» **Dataset content**
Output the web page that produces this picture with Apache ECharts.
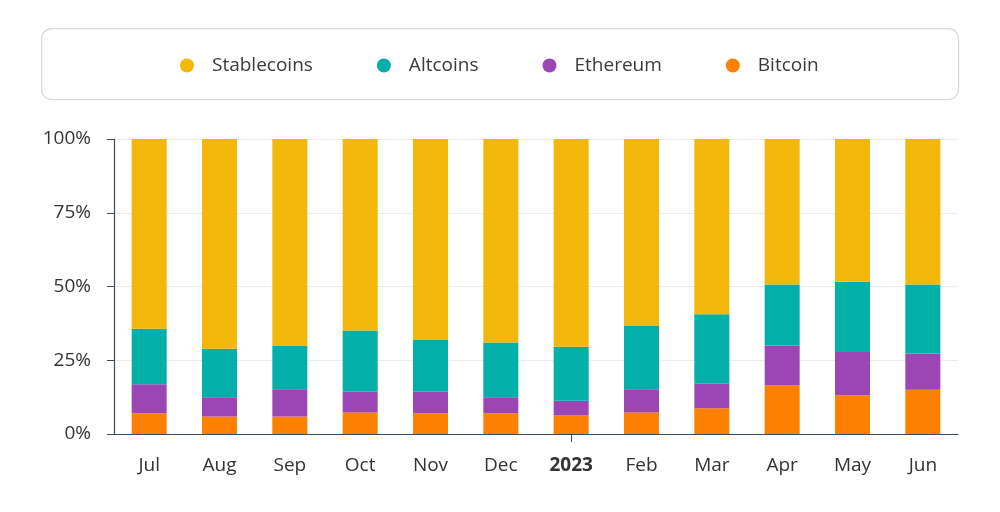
<!DOCTYPE html>
<html>
<head>
<meta charset="utf-8">
<script src="https://cdn.jsdelivr.net/npm/echarts@6/dist/echarts.min.js"></script>
<style>
html,body{margin:0;padding:0;background:#fff;}
#chart{width:1000px;height:512px;}
</style>
</head>
<body>
<div id="chart"></div>
<script>
const categories = ['Jul','Aug','Sep','Oct','Nov','Dec','2023','Feb','Mar','Apr','May','Jun'];
const bitcoin     = [7.0, 5.9, 5.9, 7.3, 7.0, 7.0, 6.3, 7.3, 8.7, 16.5, 13.1, 15.0];
const ethereum    = [9.9, 6.6, 9.3, 7.0, 7.3, 5.5, 5.0, 7.9, 8.3, 13.5, 14.7, 12.3];
const altcoins    = [18.8, 16.4, 14.6, 20.8, 17.6, 18.5, 18.3, 21.4, 23.6, 20.7, 23.8, 23.4];
const stablecoins = [64.3, 71.1, 70.2, 64.9, 68.1, 69.0, 70.4, 63.4, 59.4, 49.3, 48.4, 49.3];
const yTicks = [0, 25, 50, 75, 100];

const FONT = '"Open Sans", "Noto Sans", sans-serif';
const chart = echarts.init(document.getElementById('chart'), null, {renderer:'canvas'});
function mk(name, data, color){
  return {name, type:'bar', stack:'total', data, barWidth:35,
    itemStyle:{color}, emphasis:{disabled:true}};
}
chart.setOption({
  animation:false,
  backgroundColor:'#fff',
  textStyle:{fontFamily:FONT},
  graphic:[{type:'rect', left:41, top:28, shape:{width:917, height:71, r:10},
    style:{fill:'#fff', stroke:'#d9d9d9', lineWidth:1.2}, z:-1}],
  legend:{
    data:['Stablecoins','Altcoins','Ethereum','Bitcoin'],
    left:175, top:51, itemWidth:40, itemHeight:14, itemGap:64,
    icon:'circle',
    textStyle:{fontSize:19, color:'#3a3a3a', fontFamily:FONT}
  },
  grid:{left:114, right:42, top:139, bottom:78},
  xAxis:{
    type:'category', data:categories,
    axisLine:{lineStyle:{color:'#3d4a57', width:1.2}},
    axisTick:{show:true, alignWithLabel:true, length:8,
      interval:function(i, v){ return v === '2023'; },
      lineStyle:{color:'#3d4a57'}},
    axisLabel:{interval:0, fontSize:19, color:'#333', margin:22, fontFamily:FONT,
      formatter:function(v){ return v === '2023' ? '{b|'+v+'}' : v; },
      rich:{b:{fontWeight:'bold', fontSize:19, color:'#333', fontFamily:FONT}}}
  },
  yAxis:{
    type:'value', min:yTicks[0], max:yTicks[yTicks.length-1], interval:25,
    axisLine:{show:true, lineStyle:{color:'#3d4a57', width:1.2}},
    axisTick:{show:true, length:7, lineStyle:{color:'#3d4a57'}},
    axisLabel:{fontSize:19, color:'#333', margin:23, formatter:'{value}%', fontFamily:FONT},
    splitLine:{lineStyle:{color:'#ececec'}}
  },
  series:[
    mk('Bitcoin', bitcoin, '#FE8000'),
    mk('Ethereum', ethereum, '#9C45B5'),
    mk('Altcoins', altcoins, '#02B0A9'),
    mk('Stablecoins', stablecoins, '#F4B70B')
  ]
});
</script>
</body>
</html>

» **Problem statement**
Set every line down exactly as written, leaving each picture out.

» **Complete response**
Output the web page that produces this picture with Apache ECharts.
<!DOCTYPE html>
<html>
<head>
<meta charset="utf-8">
<script src="https://cdn.jsdelivr.net/npm/echarts@6/dist/echarts.min.js"></script>
<style>
html,body{margin:0;padding:0;background:#fff;}
#chart{width:1000px;height:512px;}
</style>
</head>
<body>
<div id="chart"></div>
<script>
const categories = ['Jul','Aug','Sep','Oct','Nov','Dec','2023','Feb','Mar','Apr','May','Jun'];
const bitcoin     = [7.0, 5.9, 5.9, 7.3, 7.0, 7.0, 6.3, 7.3, 8.7, 16.5, 13.1, 15.0];
const ethereum    = [9.9, 6.6, 9.3, 7.0, 7.3, 5.5, 5.0, 7.9, 8.3, 13.5, 14.7, 12.3];
const altcoins    = [18.8, 16.4, 14.6, 20.8, 17.6, 18.5, 18.3, 21.4, 23.6, 20.7, 23.8, 23.4];
const stablecoins = [64.3, 71.1, 70.2, 64.9, 68.1, 69.0, 70.4, 63.4, 59.4, 49.3, 48.4, 49.3];
const yTicks = [0, 25, 50, 75, 100];

const FONT = '"Open Sans", "Noto Sans", sans-serif';
const chart = echarts.init(document.getElementById('chart'), null, {renderer:'canvas'});
function mk(name, data, color){
  return {name, type:'bar', stack:'total', data, barWidth:35,
    itemStyle:{color}, emphasis:{disabled:true}};
}
chart.setOption({
  animation:false,
  backgroundColor:'#fff',
  textStyle:{fontFamily:FONT},
  graphic:[{type:'rect', left:41, top:28, shape:{width:917, height:71, r:10},
    style:{fill:'#fff', stroke:'#d9d9d9', lineWidth:1.2}, z:-1}],
  legend:{
    data:['Stablecoins','Altcoins','Ethereum','Bitcoin'],
    left:175, top:51, itemWidth:40, itemHeight:14, itemGap:64,
    icon:'circle',
    textStyle:{fontSize:19, color:'#3a3a3a', fontFamily:FONT}
  },
  grid:{left:114, right:42, top:139, bottom:78},
  xAxis:{
    type:'category', data:categories,
    axisLine:{lineStyle:{color:'#3d4a57', width:1.2}},
    axisTick:{show:true, alignWithLabel:true, length:8,
      interval:function(i, v){ return v === '2023'; },
      lineStyle:{color:'#3d4a57'}},
    axisLabel:{interval:0, fontSize:19, color:'#333', margin:22, fontFamily:FONT,
      formatter:function(v){ return v === '2023' ? '{b|'+v+'}' : v; },
      rich:{b:{fontWeight:'bold', fontSize:19, color:'#333', fontFamily:FONT}}}
  },
  yAxis:{
    type:'value', min:yTicks[0], max:yTicks[yTicks.length-1], interval:25,
    axisLine:{show:true, lineStyle:{color:'#3d4a57', width:1.2}},
    axisTick:{show:true, length:7, lineStyle:{color:'#3d4a57'}},
    axisLabel:{fontSize:19, color:'#333', margin:23, formatter:'{value}%', fontFamily:FONT},
    splitLine:{lineStyle:{color:'#ececec'}}
  },
  series:[
    mk('Bitcoin', bitcoin, '#FE8000'),
    mk('Ethereum', ethereum, '#9C45B5'),
    mk('Altcoins', altcoins, '#02B0A9'),
    mk('Stablecoins', stablecoins, '#F4B70B')
  ]
});
</script>
</body>
</html>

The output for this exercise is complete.